Review the material and extract every line in which the word "React" occurs.

(Data items)
[BEGIN]
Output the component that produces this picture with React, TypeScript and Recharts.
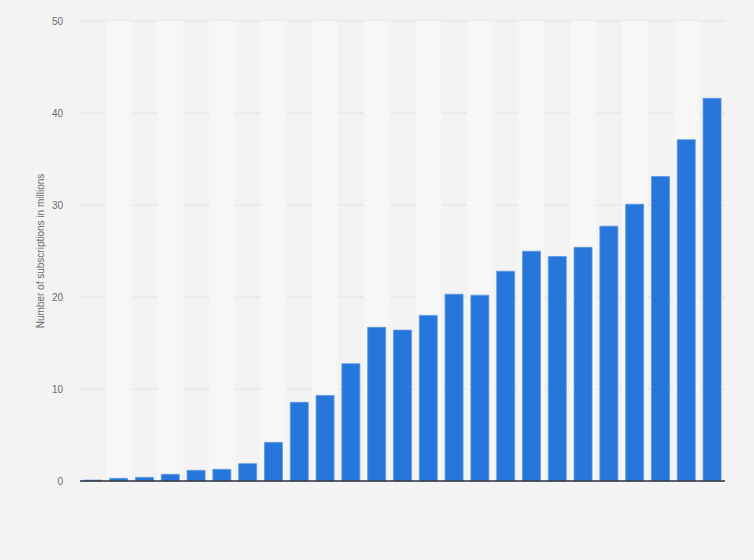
import React from "react";
import {
  BarChart,
  Bar,
  XAxis,
  YAxis,
  CartesianGrid,
  ReferenceArea,
  ReferenceLine,
} from "recharts";

const categories = [
  "1999", "2000", "2001", "2002", "2003", "2004", "2005", "2006", "2007",
  "2008", "2009", "2010", "2011", "2012", "2013", "2014", "2015", "2016",
  "2017", "2018", "2019", "2020", "2021", "2022", "2023",
];

const subscriptions = [
  0.1, 0.29, 0.4, 0.73, 1.16, 1.27, 1.88, 4.2, 8.55, 9.3, 12.75, 16.7, 16.4,
  18.0, 20.3, 20.2, 22.8, 24.97, 24.4, 25.4, 27.7, 30.08, 33.1, 37.1, 41.6,
];

const yTicks = [0, 10, 20, 30, 40, 50];

const data = categories.map((c, i) => ({ category: c, value: subscriptions[i] }));

const bandCategories = categories.filter((_, i) => i % 2 === 1);

export default function App() {
  return (
    <div
      style={{
        position: "absolute",
        left: 0,
        top: 0,
        width: 754,
        height: 560,
        background: "#f3f3f3",
        fontFamily: "'Liberation Sans', Arial, sans-serif",
      }}
    >
      <BarChart
        width={754}
        height={560}
        data={data}
        margin={{ top: 21, right: 29, bottom: 79, left: 0 }}
        barCategoryGap="15%"
      >
        {bandCategories.map((c) => (
          <ReferenceArea
            key={c}
            x1={c}
            x2={c}
            y1={0}
            y2={50}
            fill="#f7f7f7"
            fillOpacity={1}
            stroke="none"
          />
        ))}
        <CartesianGrid
          vertical={false}
          stroke="#d2d2d2"
          strokeDasharray="1 1"
        />
        <XAxis dataKey="category" hide />
        <YAxis
          width={80}
          domain={[0, 50]}
          ticks={yTicks}
          axisLine={false}
          tickLine={false}
          tickSize={0}
          tickMargin={17}
          tick={{ fill: "#6b6b6b", fontSize: 10 }}
          label={{
            value: "Number of subscriptions in millions",
            angle: -90,
            position: "insideLeft",
            offset: 40,
            textAnchor: "middle",
            fill: "#6b6b6b",
            fontSize: 10,
          }}
        />
        <Bar
          dataKey="value"
          fill="#2776dc"
          stroke="#5f98e5"
          strokeWidth={0.8}
          isAnimationActive={false}
        />
        <ReferenceLine y={0} stroke="#333333" strokeWidth={1.5} />
      </BarChart>
    </div>
  );
}
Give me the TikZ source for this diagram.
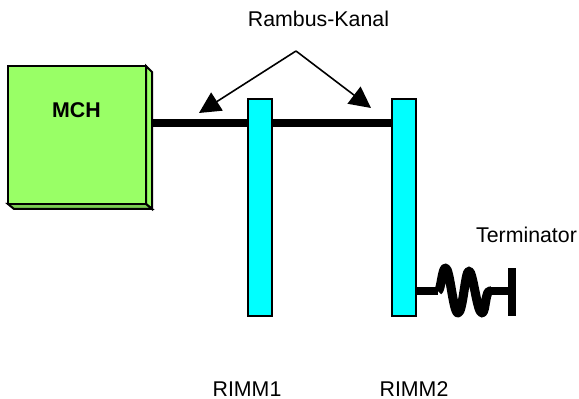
[END]
▶ The answer
Output the component that produces this picture with React, TypeScript and Recharts.
import React from "react";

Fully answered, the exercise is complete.